Important Key Points for Revision & Essays
Ø
The poem frames survival as
a strategic performance of compliance (“play possum”) in the face of coercive,
degrading narratives.
Ø
The “Bump d’bump” refrain
embodies both the jarring impact of oppression and the persistent pulse of
inner resilience.
Ø
The speaker engages in a
cynical bargain, trading “lesser lies” and willed blindness for a share in the
tainted “nation’s prize.”
Ø
Double consciousness is
central: the speaker sees herself through the degrading eyes of others while
preserving a critical, autonomous inner self.
Ø
The final opposition
between external reality (“last in the welfare line”) and internal resolve
(“getting up stays on my mind”) defines resilience as a cognitive act.
Ø
The poem uses racist
caricature and symbols of poverty as the imposed script the speaker must
ironically perform.
Important Exam Questions
- Analyse how Maya Angelou uses the refrain “Bump
d’bump” and the metaphor of performance to explore the dynamics of
oppression and survival.
- “The poem’s power lies in its revelation that
apparent submission is actually a form of strategic resistance.” Discuss
this statement with close reference to the fourth stanza.
- Explore the significance of the cynical bargain the
speaker describes (“my lesser lies” for the “nation’s prize”). What does
this reveal about her understanding of citizenship and power?
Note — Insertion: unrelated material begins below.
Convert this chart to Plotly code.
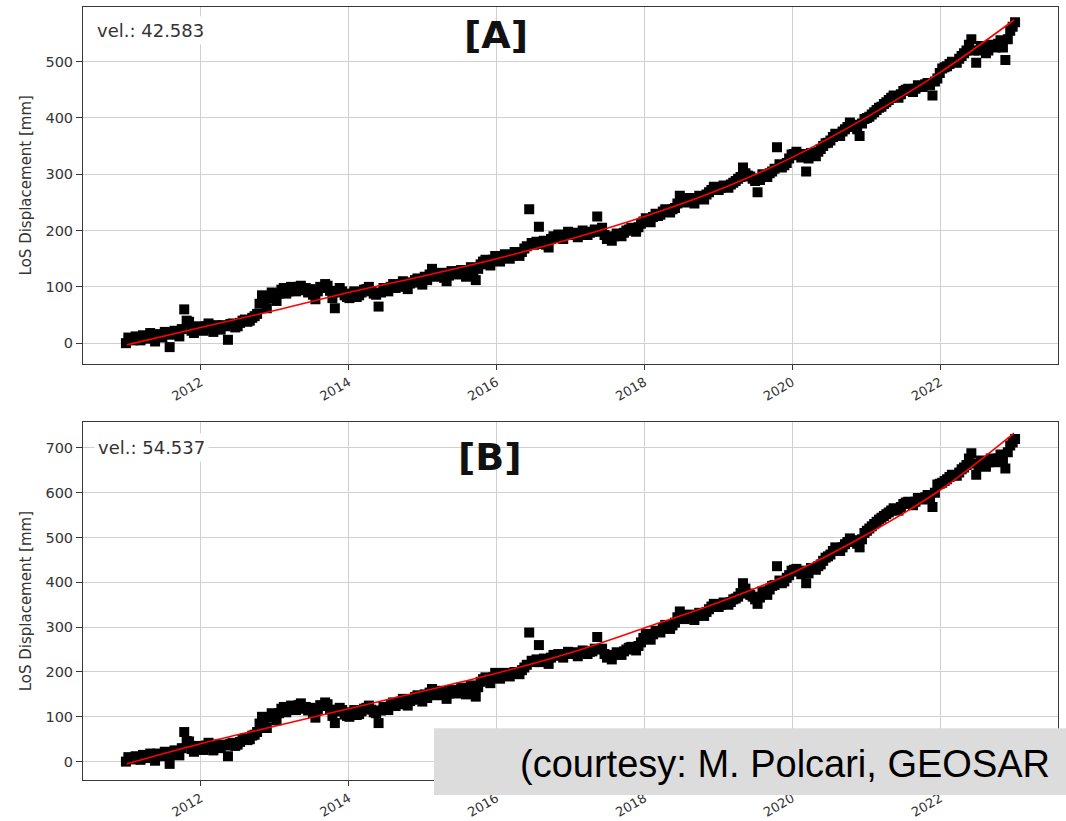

- Compare and contrast the mode of resilience in “Bump
d’Bump” with that in “One More Round” or “Still I Rise.” Consider the role
of collectivity, voice, and strategy.
- To what extent can
“Bump d’Bump” be read as a poem of Marxist or Black Radical critique,
focusing on alienation, false consciousness, and the seeds of rebellion?
Conclusion
“Bump d’Bump” is, in the final analysis,
a poem of profound political and psychological realism. Angelou masterfully
demonstrates that in the face of overwhelming structural power, resistance may
not look like a raised fist, but like a closed eye and a mind fiercely plotting
its own rise. The poem argues that dignity can persist in the strategic
adoption of indignity, and that the first step toward “getting up” is the
unwavering mental commitment to the idea itself, nurtured in the bruised
silence between each “bump.”
For
the student, this poem is a masterclass
in the poetics of ideological critique and performative identity. It teaches
that rhythm can be a tool of both subjugation and sustenance, and that the most
scathing social analysis can be delivered from a position of apparent
passivity. Angelou leaves us with a speaker who is both a casualty of the
system and its most clear-eyed critic, dancing a brutal, necessary dance, her
every stumble containing the blueprint for her eventual ascent.